The new Brazilian architecture has many flaws: it is young, it hasn’t had much time to stop and reflect, but came into being all of a sudden, as a beautiful child. We can agree that brise-soleil and tilework are ‘intentional elements’, that some of Oscar [Niemeyer]’s free forms are sculptural complacencies, that the construction is not always up to scratch, and that in certain instances details are resolved in a way that is inconsistent with the whole (on this I must agree with my European friends). We cannot accept, however, that Brazilian architecture is already on its way towards academicism, as various foreign reviews would have it (such as Bruno Zevi’s important book, for example1), and nor will it be for as long as its spirit is the human spirit and its goal the improvement of living conditions – for as long as it draws its inspiration from the intimate poetry of the Brazilian land. These are the values that define contemporary Brazilian architecture. Its source is not the architecture of the Jesuits: it comes from the wattle-and-daub shelter of the solitary man, laboriously constructed out of the materials of the forest, it comes from the house of the rubber-tapper, with its wooden floor and thatch roof.
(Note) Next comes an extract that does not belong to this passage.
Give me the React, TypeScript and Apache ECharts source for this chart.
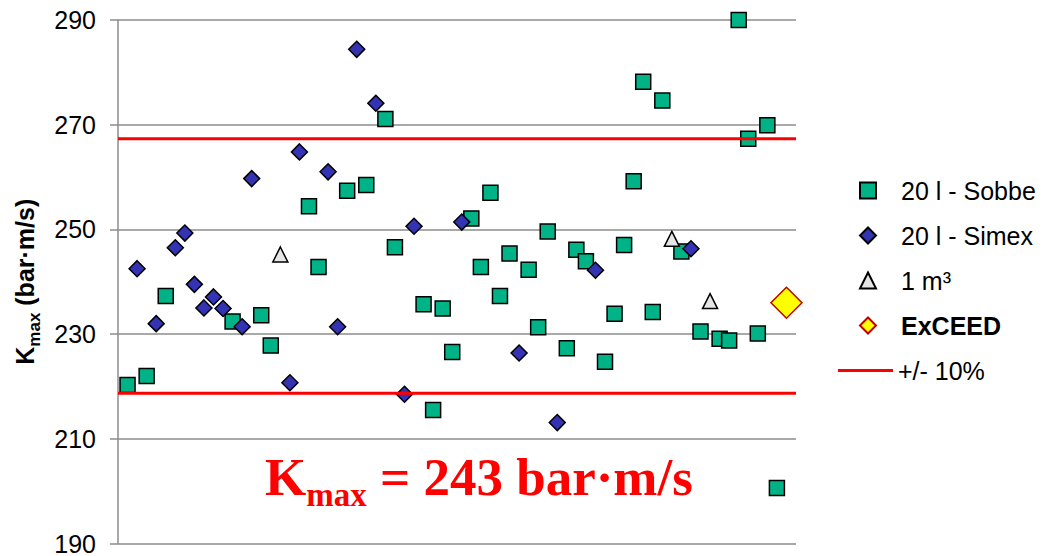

It alludes to, even resonates with, this fierce resolve to make, in which there is a pride and a poetry – the pride and poetry of the backlander who has never known the great cities or the monuments of civilisation, who cannot refer to a tradition that stretches back thousands of years, but whose achievements – things made possible only because of his singular pride – cause men from ancient civilisations to stop and stare.
For a direction to follow, Brazil looked to the work of Le Corbusier (who visited Brazil, as did Wright), as it seemed to correspond most closely to the aspirations of a Latin people – a poetic work, unrestrained by puritanical assumptions or prejudices.
This lack of polish, this crudeness, this carefree appropriation and transformation is the driving force behind contemporary Brazilian architecture – it requires a continual mixing of technological know-how with the spontaneity and passion of primitive art. Which is why we do not agree with our European friends’ view that Brazilian architecture is on the path towards academicism.